Я в своё время участвовал в создании культа Толстого. Я писал о нём восторженные статьи, как о проповеднике добра, и моей мечтой было видеть в Толстом «пророка Божия». Но он, как мне кажется, в последнее десятилетие своей жизни сбился с нравственной проповеди на политическую, он слишком уж решительно ударился в отрицание природы, т.e. того строя общечеловеческой жизни, который по свойствам человечности только и мог сложиться. Тут я почувствовал явную измену Толстого идеалу, в каком я хотел его видеть и любить. Мне показалось, что Толстой безценное сокровище чувства меняет на дешёвый умственный товар.
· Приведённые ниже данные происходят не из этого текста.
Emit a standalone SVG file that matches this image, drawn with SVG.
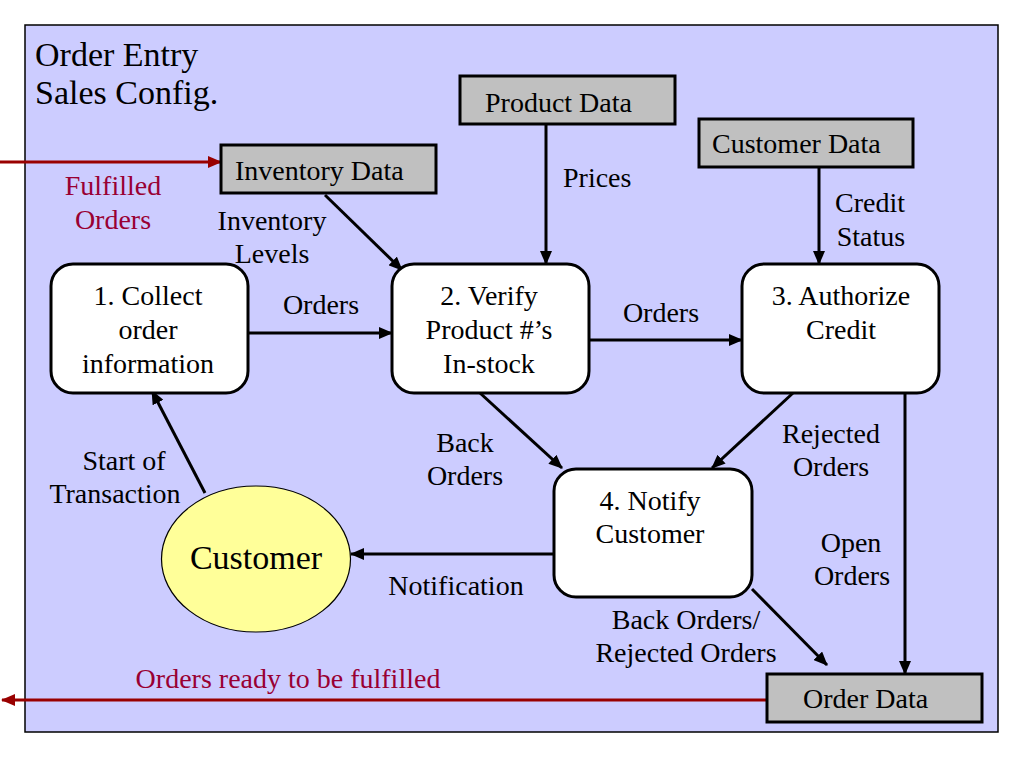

Анархия, хотя бы и «христианская», это, конечно, дешёвый товар. Не нужно ни большого ума, ни вдохновения, чтобы отрицать. Мы все понемножку нигилисты и анархисты, хотя и не Христа ради.

Толстой выше нас в том, что отрицал природу общества во имя чего-то божественного, но мне кажется, что природу нельзя отрицать даже во имя Бога, ибо она сама таит в себе существо Божие. На этом уважение моё к Толстому, как мыслителю, пошатнулось.

Пошатнулась несколько и любовь к нему, когда из заслуженной им славы развилась какая-то оргическая шумиха, все эти безчисленные интервью разных Шмулей печати, все эти рассыпанные повсюду фотографии и брошюры, лезущие в глаза вместе с рекламою коньяка Шустова и папирос дяди Михея.

Когда стало известно, что Толстой то и дело позирует перед живописцами, скульпторами, фотографами, кинематографами, граммофонами, секретарями, записывающими каждое его слово,—моё благоговение к великому человеку пошатнулось, он мне показался таким же жалким, каковы мы все, таким же не верующим в себя. «Ему, великому, хочется славы!—с горечью думал я:—человеческой славы! Одобрения такого ничтожного вздора, как господствующая печать, хотя бы уличная!»

Скончался великий художник, и что же? О художестве его более не говорят, но о материальном наследстве его мечут жребий и ссорятся чуть не до драки. Политическая реклама, слишком раздражённая, не может смолкнуть. Родственники, друзья и приспешники, делавшие себе хлеб около знаменитого пера, продолжают это делать и теперь. Они необыкновенно шумят с всевозможными изданиями, устраивают музеи и выставки...

Выставки таких пустяков, как сапоги, сшитые Толстым, или старых его корректур, или кое-каких предметов домашней утвари... Всё это стиль не великий, а ужасно пошлый.

Толстовство—тень Толстого, томная и уродливая, и при закате своего солнца хочет быть длиннее, чем был сам предмет.